The structure of this book clearly
reflects Nina Cardin's personal knowledge of the material as
well as her professional experience with comforting and advising
those who are suffering. The brief, eloquent introductions to
each chapter provide simultaneously religious, historical, and
deeply personal context for the collection of prayers, rituals,
poetry, and stories contained within. Of special note is the
piece by Deborah Nussbaum Cohen, describing her recovery from
the loss of a pregnancy, in which she muses about not feeling
ready to make her suffering public and instead creates a very
personal ritual out of baking challah. Contained in this slim volume is something for everyone touched by infertility and it therefore can be used in many ways. Now that my own passage through the infertility experience is over, I especially appreciate the clear, gentle, and jargon-free way she contains the fundamentally joyful messages of this book.

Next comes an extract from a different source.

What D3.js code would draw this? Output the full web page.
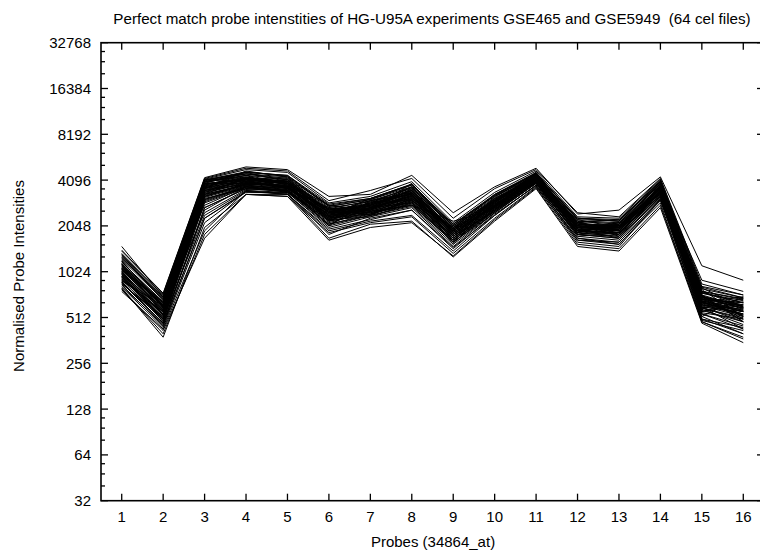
<!DOCTYPE html>
<html>
<head>
<meta charset="utf-8">
<script src="https://cdn.jsdelivr.net/npm/d3@7"></script>
<style>
  body { margin: 0; background: #fff; }
  svg { display: block; font-family: "Liberation Sans", Arial, sans-serif; }
</style>
</head>
<body>
<svg width="760" height="550"></svg>
<script>
// probe positions along the x axis
let probes = d3.range(1, 17);

// y axis labels (log base 2)
let yTicks = [32, 64, 128, 256, 512, 1024, 2048, 4096, 8192, 16384, 32768];

// normalised intensities, one row per cel file (64 files), one value per probe
let intensities = [
    [1150, 600, 3700, 4200, 3700, 2300, 2900, 3300, 1800, 2900, 4300, 2050, 1900, 3600, 650, 560],
    [900, 560, 3900, 3900, 3800, 2600, 2500, 3000, 1950, 2700, 4100, 1850, 2100, 3300, 560, 650],
    [1500, 700, 2800, 3700, 3500, 2100, 2700, 2900, 1700, 2600, 4000, 2200, 1800, 3900, 720, 480],
    [850, 520, 4100, 4500, 4200, 2800, 2600, 3600, 2050, 3000, 4500, 1950, 1700, 3500, 800, 600],
    [1050, 640, 3300, 3800, 4000, 2400, 3100, 3800, 1600, 3200, 4400, 2100, 2000, 3700, 520, 700],
    [760, 430, 1900, 3500, 3300, 1900, 2200, 2400, 1400, 2400, 3800, 1700, 1550, 3000, 600, 430],
    [1250, 700, 4000, 4400, 3900, 2200, 2800, 3500, 1850, 2800, 4200, 2300, 2200, 4100, 680, 520],
    [950, 480, 3500, 4100, 3600, 2700, 2400, 3100, 2000, 3100, 4300, 1800, 2050, 3200, 700, 580],
    [1320, 660, 3600, 4700, 4300, 2500, 3000, 3400, 1750, 2900, 4600, 2000, 1900, 3800, 900, 760],
    [820, 460, 2300, 3400, 3400, 2000, 2350, 2700, 1500, 2500, 3900, 1650, 1600, 3100, 490, 420],
    [1080, 580, 3800, 4300, 3800, 2350, 2650, 3200, 1900, 2750, 4250, 2150, 2000, 3550, 620, 540],
    [1200, 620, 4150, 4000, 4100, 2600, 2900, 3700, 2100, 3300, 4500, 1950, 2150, 3900, 750, 640],
    [920, 540, 3100, 3600, 3500, 2150, 2550, 2800, 1650, 2650, 3950, 1900, 1800, 3400, 580, 460],
    [1000, 570, 3400, 4200, 3900, 2450, 2700, 3300, 1800, 2800, 4200, 2100, 2050, 3600, 640, 620],
    [1400, 740, 4250, 5000, 4800, 3200, 3300, 4400, 2500, 3700, 4900, 2450, 2600, 4300, 1120, 900],
    [800, 380, 2000, 3300, 3300, 1700, 2100, 2200, 1280, 2200, 3600, 1500, 1400, 2700, 470, 350],
    [1120, 620, 3900, 4100, 4000, 2550, 2800, 3500, 1950, 3000, 4350, 2000, 1950, 3750, 680, 590],
    [980, 500, 3200, 3900, 3700, 2300, 2450, 3000, 1700, 2700, 4050, 2050, 1850, 3450, 550, 500],
    [1060, 600, 3600, 4000, 3600, 2450, 2750, 3350, 1850, 2850, 4250, 1900, 2000, 3600, 700, 610],
    [880, 470, 2600, 3700, 3400, 2250, 2350, 2900, 1600, 2600, 3950, 1800, 1750, 3250, 600, 480],
    [1180, 650, 4000, 4500, 4100, 2650, 3000, 3600, 2000, 3050, 4400, 2200, 2100, 3850, 760, 670],
    [1020, 540, 3300, 3850, 3800, 2400, 2600, 3150, 1800, 2750, 4150, 2000, 1950, 3500, 650, 530],
    [1280, 680, 4050, 4600, 4400, 2750, 3050, 3800, 2100, 3200, 4500, 2150, 2250, 4000, 740, 640],
    [860, 500, 2400, 3500, 3400, 2050, 2400, 2750, 1550, 2500, 3900, 1750, 1650, 3200, 500, 440],
    [1100, 610, 3700, 4200, 3900, 2500, 2800, 3400, 1900, 2950, 4300, 2050, 2000, 3700, 720, 600],
    [960, 520, 3150, 3750, 3650, 2300, 2550, 3050, 1750, 2700, 4100, 1900, 1850, 3400, 610, 520],
    [1350, 720, 4150, 4800, 4600, 2900, 3200, 4000, 2150, 3400, 4700, 2350, 2300, 4150, 820, 720],
    [780, 420, 1700, 3300, 3200, 1650, 2000, 2150, 1300, 2250, 3650, 1550, 1450, 2800, 480, 380],
    [1040, 590, 3500, 4000, 3750, 2400, 2700, 3250, 1850, 2800, 4200, 2000, 1950, 3550, 660, 570],
    [930, 500, 2950, 3700, 3500, 2200, 2500, 2950, 1650, 2600, 4000, 1850, 1800, 3350, 590, 510],
    [1160, 600, 3850, 4250, 4000, 2600, 2850, 3500, 1950, 3000, 4400, 2100, 2050, 3750, 700, 620],
    [1230, 670, 3950, 4400, 4150, 2700, 2950, 3650, 2000, 3100, 4450, 2200, 2150, 3850, 760, 680],
    [870, 460, 2700, 3600, 3450, 2100, 2450, 2850, 1600, 2550, 3900, 1800, 1700, 3150, 540, 450],
    [1010, 560, 3350, 3950, 3700, 2350, 2650, 3200, 1800, 2750, 4150, 1950, 1900, 3500, 640, 560],
    [1090, 610, 3650, 4100, 3850, 2500, 2750, 3350, 1900, 2900, 4300, 2050, 2000, 3650, 690, 590],
    [950, 510, 3050, 3750, 3550, 2250, 2550, 3050, 1700, 2650, 4050, 1900, 1850, 3400, 620, 530],
    [1300, 690, 4100, 4650, 4350, 2800, 3100, 3850, 2050, 3250, 4550, 2250, 2200, 4000, 790, 690],
    [810, 440, 2150, 3450, 3300, 1950, 2250, 2600, 1480, 2400, 3800, 1700, 1600, 3050, 520, 400],
    [1130, 620, 3750, 4200, 3950, 2550, 2850, 3450, 1900, 3000, 4350, 2100, 2050, 3700, 710, 600],
    [990, 540, 3250, 3850, 3650, 2350, 2600, 3150, 1750, 2750, 4150, 1950, 1900, 3450, 640, 540],
    [1070, 650, 3500, 3850, 4150, 2200, 2950, 3000, 2000, 2700, 4400, 1850, 2150, 3300, 720, 480],
    [910, 560, 3800, 4400, 3600, 2650, 2400, 3400, 1650, 3100, 4100, 2150, 1750, 3700, 560, 620],
    [1210, 590, 3000, 3700, 3500, 2350, 2700, 3700, 1850, 2850, 4000, 2000, 2100, 3900, 650, 700],
    [1030, 480, 4000, 4300, 3900, 2800, 2500, 2800, 2200, 2600, 4500, 1950, 1800, 3450, 780, 520],
    [890, 610, 2500, 3550, 3750, 2050, 3000, 3300, 1550, 3000, 3900, 1800, 1950, 3350, 600, 560],
    [1140, 540, 3900, 4600, 4000, 2500, 2600, 3900, 1950, 3300, 4600, 2250, 2000, 4000, 540, 430],
    [1420, 730, 4200, 4900, 4700, 3000, 3500, 4200, 2300, 3600, 4800, 2500, 2350, 4200, 850, 720],
    [840, 450, 2300, 3450, 3350, 1800, 2300, 2600, 1450, 2450, 3750, 1600, 1500, 3050, 620, 580],
    [1060, 620, 3550, 4000, 3650, 2450, 2650, 3250, 1800, 2800, 4250, 2050, 2050, 3650, 500, 400],
    [940, 500, 3200, 3800, 3550, 2550, 2450, 2950, 1750, 2550, 4000, 1750, 1850, 3250, 680, 640],
    [1190, 630, 3850, 4150, 4250, 2250, 2900, 3550, 1900, 2950, 4450, 2150, 1900, 3800, 760, 600],
    [1000, 530, 3300, 4250, 3650, 2650, 2750, 3100, 1950, 3050, 4150, 1900, 2050, 3400, 590, 680],
    [790, 400, 1800, 3300, 3200, 1850, 2150, 2350, 1350, 2300, 3700, 1650, 1550, 2900, 480, 370],
    [1260, 680, 4000, 4500, 4300, 2750, 3050, 3700, 2050, 3150, 4550, 2300, 2200, 3950, 740, 660],
    [1080, 570, 3600, 4150, 3850, 2500, 2800, 3350, 1900, 2900, 4300, 2000, 2000, 3600, 700, 500],
    [960, 510, 3050, 3700, 3450, 2300, 2550, 3050, 1700, 2650, 4050, 1900, 1850, 3400, 640, 560],
    [1150, 640, 3750, 4250, 4050, 2600, 2850, 3500, 1950, 3000, 4350, 2100, 2100, 3750, 670, 640],
    [870, 470, 2700, 3600, 3450, 2100, 2400, 2800, 1600, 2500, 3900, 1800, 1700, 3200, 570, 480],
    [1020, 560, 3400, 3900, 3700, 2400, 2650, 3200, 1800, 2800, 4200, 2000, 1950, 3500, 660, 560],
    [1110, 600, 3650, 4100, 3900, 2500, 2800, 3400, 1900, 2950, 4300, 2050, 2000, 3650, 700, 590],
    [980, 530, 3200, 3800, 3600, 2300, 2600, 3100, 1750, 2700, 4100, 1900, 1850, 3450, 630, 540],
    [1330, 700, 4100, 4600, 4400, 2850, 3100, 3850, 2100, 3250, 4550, 2300, 2250, 4050, 810, 690],
    [900, 490, 2900, 3650, 3500, 2200, 2450, 2900, 1650, 2550, 4000, 1850, 1750, 3300, 590, 500],
    [1050, 570, 3450, 3950, 3750, 2400, 2700, 3250, 1850, 2850, 4250, 2000, 1950, 3600, 670, 570]
];

let svg = d3.select('svg');

let plotLeft = 101, plotRight = 764, plotTop = 42.7, plotBottom = 500.7;

let x = d3.scaleLinear()
    .domain([0.5, 16.5])
    .range([plotLeft, plotRight]);

let y = d3.scaleLog()
    .base(2)
    .domain([32, 32768])
    .range([plotBottom, plotTop]);

let line = d3.line()
    .x((d, i) => x(probes[i]))
    .y(d => y(d));

// data lines
svg.append('g')
    .selectAll('path')
    .data(intensities)
    .join('path')
    .attr('d', line)
    .attr('fill', 'none')
    .attr('stroke', '#000')
    .attr('stroke-width', 1);

// minor ticks between each doubling
let minor = [];
yTicks.slice(0, -1).forEach(t => [1.25, 1.5, 1.75].forEach(m => minor.push(t * m)));

let ticks = svg.append('g').attr('stroke', '#000').attr('stroke-width', 1.3);

yTicks.forEach(t => {
    ticks.append('line').attr('x1', plotLeft).attr('x2', plotLeft + 7).attr('y1', y(t)).attr('y2', y(t));
    ticks.append('line').attr('x1', plotRight).attr('x2', plotRight - 7).attr('y1', y(t)).attr('y2', y(t));
});
minor.forEach(t => {
    ticks.append('line').attr('x1', plotLeft).attr('x2', plotLeft + 4).attr('y1', y(t)).attr('y2', y(t));
    ticks.append('line').attr('x1', plotRight).attr('x2', plotRight - 4).attr('y1', y(t)).attr('y2', y(t));
});
probes.forEach(p => {
    ticks.append('line').attr('x1', x(p)).attr('x2', x(p)).attr('y1', plotBottom).attr('y2', plotBottom - 7);
    ticks.append('line').attr('x1', x(p)).attr('x2', x(p)).attr('y1', plotTop).attr('y2', plotTop + 7);
});

// border
svg.append('rect')
    .attr('x', plotLeft).attr('y', plotTop)
    .attr('width', plotRight - plotLeft).attr('height', plotBottom - plotTop)
    .attr('fill', 'none')
    .attr('stroke', '#000')
    .attr('stroke-width', 1.6);

// tick labels
svg.append('g')
    .selectAll('text')
    .data(yTicks)
    .join('text')
    .attr('x', 91)
    .attr('y', d => y(d) + 5.5)
    .attr('text-anchor', 'end')
    .attr('font-size', 15)
    .text(d => d);

svg.append('g')
    .selectAll('text')
    .data(probes)
    .join('text')
    .attr('x', d => x(d))
    .attr('y', 522)
    .attr('text-anchor', 'middle')
    .attr('font-size', 15)
    .text(d => d);

// titles
svg.append('text')
    .attr('x', 432).attr('y', 24)
    .attr('text-anchor', 'middle')
    .attr('font-size', 15.2)
    .style('white-space', 'pre')
    .text('Perfect match probe intenstities of HG-U95A experiments GSE465 and GSE5949  (64 cel files)');

svg.append('text')
    .attr('x', 433).attr('y', 547)
    .attr('text-anchor', 'middle')
    .attr('font-size', 15)
    .text('Probes (34864_at)');

svg.append('text')
    .attr('transform', 'translate(24,276) rotate(-90)')
    .attr('text-anchor', 'middle')
    .attr('font-size', 15)
    .text('Normalised Probe Intensities');
</script>
</body>
</html>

Somehow she avoids sounding patronizing, when she unabashedly guides the suffering couple to (and how to) honor the romantic and physical love in their marriage. Similarly she reminds us that in our tradition "child-free" women have played mothering roles of great importance. She says "Eve is the one who populated the world. Deborah is the one who built a nation. Both are ways of mothering." When I was in the throes of infertility, I would have been grateful to have been able to have this book, as it would have allowed me to gravitate to the empathic, unapologetic way this book honors the spiritual pain and provides us with things to say and do to make personal meaning of the infertility experience and connect us with our tradition.